Nothing to report/ask apart from the above, I think after these minor updates we can consider this notebook done and commit it to the repo to close this issue :)

amithr commented 10 months ago

Hi Miguel,

Thanks for the feedback! I fixed the issues that you mentioned (3 & 4, excluding setting up an alias :)).

My plan is to work on maigret next, as it has some similarities to holehe. I'd like to get a few of these notebooks under my belt before contributing to the overall guide on how to actually use the Jupyter Notebooks.

msramalho commented 10 months ago

Hi Amith, Thanks for that. I've opened this issue so we don't forget to fix the alias detail: https://github.com/bellingcat/open-source-research-notebooks/issues/8 Maigret sounds like a good followup here.

I planned to start the draft for the article this week, but I will defer it to next week.

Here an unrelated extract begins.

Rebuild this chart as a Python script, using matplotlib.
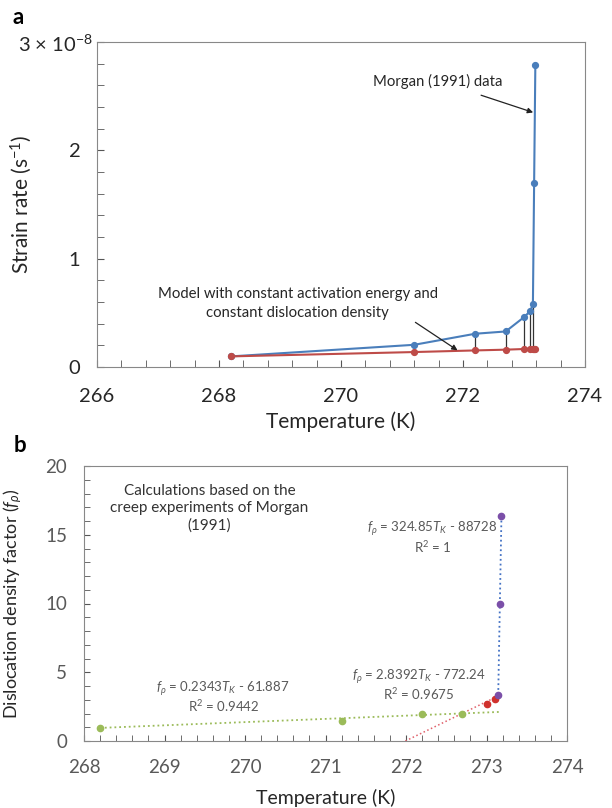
import numpy as np
import matplotlib.pyplot as plt
from matplotlib.ticker import MultipleLocator, FixedLocator

plt.rcParams['font.family'] = ['Lato', 'DejaVu Sans']
plt.rcParams['mathtext.fontset'] = 'custom'
plt.rcParams['mathtext.rm'] = 'Lato'
plt.rcParams['mathtext.it'] = 'Lato:italic'

# temperatures of the Morgan (1991) creep tests (K)
temp = [268.2, 271.2, 272.2, 272.7, 273.0, 273.1, 273.146, 273.166, 273.186]
# strain rates (1e-8 s^-1): measured and modelled
rate_morgan = [0.098, 0.205, 0.307, 0.328, 0.46, 0.515, 0.577, 1.70, 2.79]
rate_model = [0.098, 0.138, 0.153, 0.160, 0.166, 0.167, 0.168, 0.168, 0.168]

# dislocation density factor, grouped by fitted regime
temp_lo = [268.2, 271.2, 272.2, 272.7]
f_lo = [0.95, 1.45, 1.94, 1.99]
temp_mid = [273.0, 273.1]
f_mid = [2.72, 3.03]
temp_hi = [273.146, 273.166, 273.186]
f_hi = [3.37, 9.95, 16.4]

# linear trendlines: slope, intercept, R^2
fit_lo = (0.2343, -61.887, 0.9442)
fit_mid = (2.8392, -772.24, 0.9675)
fit_hi = (324.85, -88728, 1)

blue = '#4a7ebb'
red = '#be4b48'
green = '#9bbb59'
purple = '#7b4fa8'
spine_c = '#888888'
txt_dark = '#262626'
txt_grey = '#595959'

fig = plt.figure(figsize=(6.12, 8.08), dpi=100)

# ---- panel a: strain rate ----
ax = fig.add_axes([97 / 612, 1 - 367 / 808, 488 / 612, 325 / 808])
t = np.array(temp)
ra = np.array(rate_morgan)
rm = np.array(rate_model)
ax.vlines(t[1:7], rm[1:7], ra[1:7], color='#333333', lw=0.9, zorder=2)
ax.plot(t, ra, '-o', color=blue, lw=1.5, ms=4.2, zorder=3)
ax.plot(t, rm, '-o', color=red, lw=1.5, ms=4.2, zorder=3)
ax.set_xlim(266, 274)
ax.set_ylim(0, 3)
ax.xaxis.set_major_locator(MultipleLocator(2))
ax.xaxis.set_minor_locator(MultipleLocator(0.4))
ax.yaxis.set_major_locator(FixedLocator([0, 1, 2, 3]))
ax.yaxis.set_minor_locator(MultipleLocator(0.2))
ax.set_yticklabels(['0', '1', '2', ''])
ax.tick_params(which='both', direction='in', color='#555555', length=5,
               labelcolor=txt_dark, labelsize=14.5)
ax.tick_params(axis='x', pad=15)
ax.tick_params(axis='y', pad=12)
for s in ax.spines.values():
    s.set_color(spine_c)
ax.set_xlabel('Temperature (K)', fontsize=15, color=txt_dark, labelpad=5)
ax.set_ylabel('Strain rate (s$^{-1}$)', fontsize=15, color=txt_dark)
ax.yaxis.set_label_coords(-0.129, 0.5)
fig.text(55 / 612, 1 - 44 / 808, r'3 $\times$ 10$^{-8}$', fontsize=14.5,
         color=txt_dark, ha='center', va='center')

ax.annotate('Morgan (1991) data', xy=(273.15, 2.35), xytext=(271.59, 2.64),
            ha='center', va='center', fontsize=10.7, color=txt_dark,
            arrowprops=dict(arrowstyle='-|>', color='#222222', lw=0.9,
                            shrinkA=9, shrinkB=0, mutation_scale=8))
ax.annotate('Model with constant activation energy and\nconstant dislocation density',
            xy=(271.91, 0.154), xytext=(269.29, 0.59),
            ha='center', va='center', fontsize=10.7, color=txt_dark, linespacing=1.45,
            arrowprops=dict(arrowstyle='-|>', color='#222222', lw=0.9,
                            shrinkA=0, shrinkB=0, mutation_scale=8,
                            relpos=(0.87, 0.2)))
fig.text(18 / 612, 1 - 17 / 808, 'a', fontsize=16, fontweight='bold',
         ha='center', va='center')

# ---- panel b: dislocation density factor ----
bx = fig.add_axes([84 / 612, 1 - 741 / 808, 483 / 612, 275 / 808])

# trendlines drawn from the fitted equations
a, b, _ = fit_lo
tl = np.array([temp_lo[0], temp_hi[-1]])
bx.plot(tl, a * tl + b, ':', color=green, lw=1.3, zorder=2)
a, b, _ = fit_mid
tm = np.array([(0 - b) / a, (f_hi[0] - b) / a])
bx.plot(tm, a * tm + b, ':', color='#e0606a', lw=1.1, zorder=2)
a, b, _ = fit_hi
th = np.array([(f_hi[0] - b) / a, (f_hi[-1] - b) / a])
bx.plot(th, a * th + b, ':', color='#4472c4', lw=1.3, zorder=2)

bx.plot(temp_lo, f_lo, 'o', color=green, ms=4.5, zorder=3)
bx.plot(temp_mid, f_mid, 'o', color='#d0312d', ms=4.5, zorder=3)
bx.plot(temp_hi, f_hi, 'o', color=purple, ms=4.5, zorder=3)

bx.set_xlim(268, 274)
bx.set_ylim(0, 20)
bx.xaxis.set_major_locator(MultipleLocator(1))
bx.xaxis.set_minor_locator(MultipleLocator(0.2))
bx.yaxis.set_major_locator(MultipleLocator(5))
bx.yaxis.set_minor_locator(MultipleLocator(1))
bx.tick_params(which='both', direction='in', color='#555555', labelsize=13.5,
               labelcolor=txt_grey, length=4)
bx.tick_params(axis='x', pad=13)
bx.tick_params(axis='y', pad=12)
for s in bx.spines.values():
    s.set_color(spine_c)
bx.set_xlabel('Temperature (K)', fontsize=14, color=txt_dark, labelpad=9)
bx.set_ylabel(r'Dislocation density factor ($f_\rho$)', fontsize=13,
              color=txt_dark)
bx.yaxis.set_label_coords(-0.124, 0.5)

bx.text(269.56, 16.9, 'Calculations based on the\ncreep experiments of Morgan\n(1991)',
        ha='center', va='center', fontsize=11, color='#333333', linespacing=1.3)


def fit_lines(x, y1, y2, fit):
    a, b, r2 = fit
    bx.text(x, y1, '$f_\\rho$ = %g$T_K$ - %g' % (a, -b), ha='center',
            va='center', fontsize=9.5, color=txt_grey)
    bx.text(x, y2, 'R$^2$ = %g' % r2, ha='center', va='center',
            fontsize=9.5, color=txt_grey)


fit_lines(272.33, 15.44, 14.1, fit_hi)
fit_lines(272.16, 4.65, 3.44, fit_mid)
fit_lines(269.73, 3.8, 2.55, fit_lo)
fig.text(20 / 612, 1 - 445 / 808, 'b', fontsize=16, fontweight='bold',
         ha='center', va='center')

fig.savefig('out.png', dpi=100)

I'll first take a stab myself and then maybe you can see my whole picture perspective and complement it with yours.

msramalho commented 10 months ago

So final step to close this issue is to add the notebook to the github repository and to the README.

amithr commented 10 months ago

So final step to close this issue is to add the notebook to the github repository and to the README.

This may be a stupid question, but are we adding the notebook to the holehe repository or to the open-source-research-notebooks repository?

msramalho commented 10 months ago

To this one :)

We may at some point open an issue in these other repos to see if they want to include a link or the notebook itself, but only after it's public.